— Begin —

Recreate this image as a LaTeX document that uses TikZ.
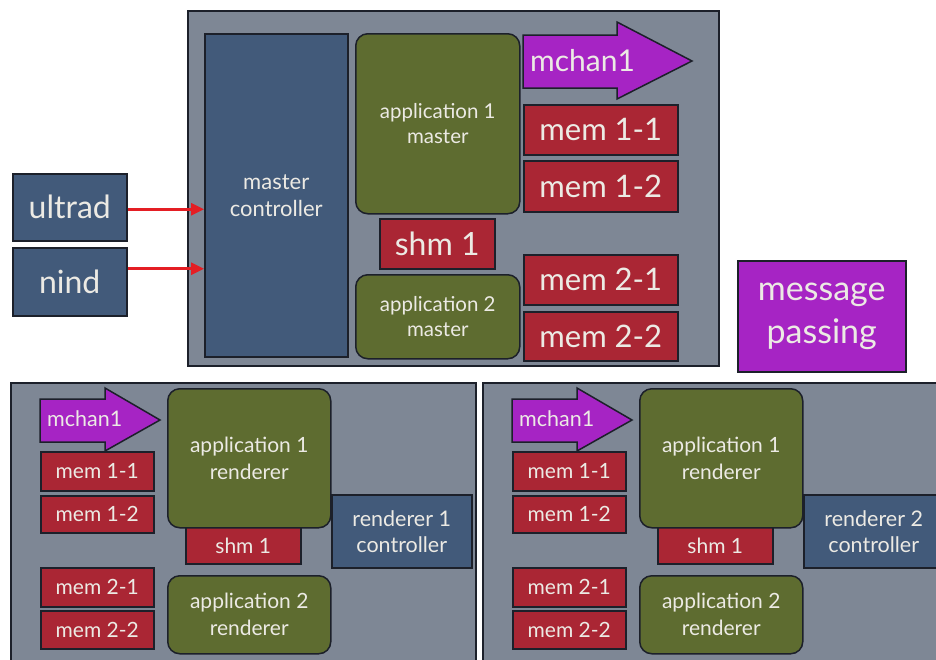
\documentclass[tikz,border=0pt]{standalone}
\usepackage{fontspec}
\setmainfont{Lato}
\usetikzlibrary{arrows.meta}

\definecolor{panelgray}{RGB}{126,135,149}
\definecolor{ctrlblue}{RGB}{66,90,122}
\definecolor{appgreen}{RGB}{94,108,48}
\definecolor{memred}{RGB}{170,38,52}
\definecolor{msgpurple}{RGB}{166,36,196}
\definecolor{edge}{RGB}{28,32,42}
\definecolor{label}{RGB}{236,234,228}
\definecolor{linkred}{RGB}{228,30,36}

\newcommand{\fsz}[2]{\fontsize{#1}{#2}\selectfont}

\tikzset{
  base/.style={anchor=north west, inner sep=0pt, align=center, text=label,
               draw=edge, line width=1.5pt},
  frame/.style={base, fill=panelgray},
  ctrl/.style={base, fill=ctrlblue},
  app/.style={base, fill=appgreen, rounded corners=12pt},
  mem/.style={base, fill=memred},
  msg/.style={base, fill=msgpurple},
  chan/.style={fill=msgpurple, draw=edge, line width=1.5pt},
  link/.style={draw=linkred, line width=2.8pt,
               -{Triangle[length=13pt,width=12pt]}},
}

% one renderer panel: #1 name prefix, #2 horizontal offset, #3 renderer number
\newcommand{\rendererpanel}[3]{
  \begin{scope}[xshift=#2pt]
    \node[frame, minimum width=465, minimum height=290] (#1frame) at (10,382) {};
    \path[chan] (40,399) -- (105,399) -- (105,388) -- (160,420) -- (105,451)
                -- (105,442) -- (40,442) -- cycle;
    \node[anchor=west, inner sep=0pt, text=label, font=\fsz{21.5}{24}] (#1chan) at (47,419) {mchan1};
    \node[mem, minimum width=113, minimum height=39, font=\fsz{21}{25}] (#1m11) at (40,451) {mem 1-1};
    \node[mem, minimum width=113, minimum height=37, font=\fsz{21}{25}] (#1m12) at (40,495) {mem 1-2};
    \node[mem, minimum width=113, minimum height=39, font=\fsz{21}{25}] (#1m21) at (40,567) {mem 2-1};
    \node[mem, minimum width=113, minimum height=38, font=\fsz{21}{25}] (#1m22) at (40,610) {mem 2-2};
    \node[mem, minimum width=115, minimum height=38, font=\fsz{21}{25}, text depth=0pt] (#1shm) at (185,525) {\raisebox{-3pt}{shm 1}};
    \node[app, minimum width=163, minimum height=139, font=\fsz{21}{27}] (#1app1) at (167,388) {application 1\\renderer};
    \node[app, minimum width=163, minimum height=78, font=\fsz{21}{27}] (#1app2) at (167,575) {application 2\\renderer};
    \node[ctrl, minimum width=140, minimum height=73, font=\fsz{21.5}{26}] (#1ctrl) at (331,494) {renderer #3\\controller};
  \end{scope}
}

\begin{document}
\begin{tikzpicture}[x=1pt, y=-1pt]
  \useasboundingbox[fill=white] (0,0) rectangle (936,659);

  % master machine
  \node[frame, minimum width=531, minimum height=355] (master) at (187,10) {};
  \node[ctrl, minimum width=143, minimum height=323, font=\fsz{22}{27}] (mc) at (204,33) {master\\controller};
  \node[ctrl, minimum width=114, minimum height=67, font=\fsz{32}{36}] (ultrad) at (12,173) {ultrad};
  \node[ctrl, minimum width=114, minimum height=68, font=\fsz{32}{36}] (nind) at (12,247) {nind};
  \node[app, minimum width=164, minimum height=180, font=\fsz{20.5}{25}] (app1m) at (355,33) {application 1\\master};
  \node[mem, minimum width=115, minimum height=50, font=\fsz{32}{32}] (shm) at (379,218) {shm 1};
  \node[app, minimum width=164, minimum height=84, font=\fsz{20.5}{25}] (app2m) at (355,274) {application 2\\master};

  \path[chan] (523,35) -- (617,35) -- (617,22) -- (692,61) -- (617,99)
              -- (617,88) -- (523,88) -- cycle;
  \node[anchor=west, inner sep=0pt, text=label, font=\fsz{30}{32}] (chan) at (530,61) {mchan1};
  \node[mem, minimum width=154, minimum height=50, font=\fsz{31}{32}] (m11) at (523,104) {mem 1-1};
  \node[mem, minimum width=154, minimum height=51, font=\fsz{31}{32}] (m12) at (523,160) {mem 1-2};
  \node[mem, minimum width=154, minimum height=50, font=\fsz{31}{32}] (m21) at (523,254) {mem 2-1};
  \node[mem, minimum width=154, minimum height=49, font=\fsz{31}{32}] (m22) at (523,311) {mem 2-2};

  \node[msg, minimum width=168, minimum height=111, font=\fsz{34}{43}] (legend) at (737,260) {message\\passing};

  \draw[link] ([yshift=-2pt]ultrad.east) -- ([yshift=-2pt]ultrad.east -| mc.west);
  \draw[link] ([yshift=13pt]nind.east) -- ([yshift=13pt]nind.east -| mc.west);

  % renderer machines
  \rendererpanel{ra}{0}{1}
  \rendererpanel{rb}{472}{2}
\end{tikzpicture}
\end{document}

— End —
— Begin —

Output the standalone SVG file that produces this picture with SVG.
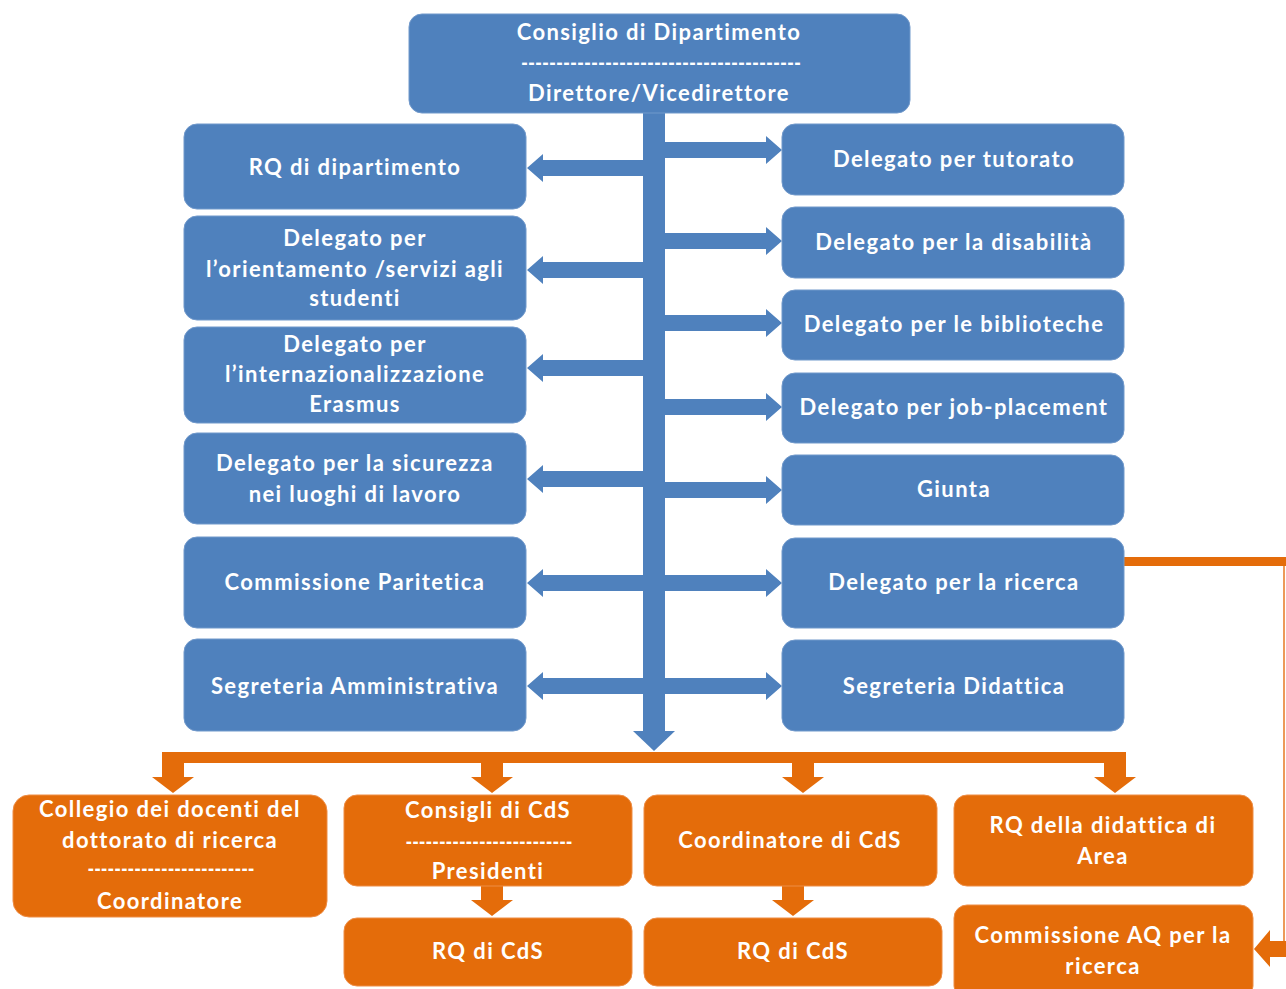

— End —

DIRECTIVE -
Exactly how many lines of the listing above contain the string "that"? Give no more than the number.

ANSWER TO THE PROBLEM -
2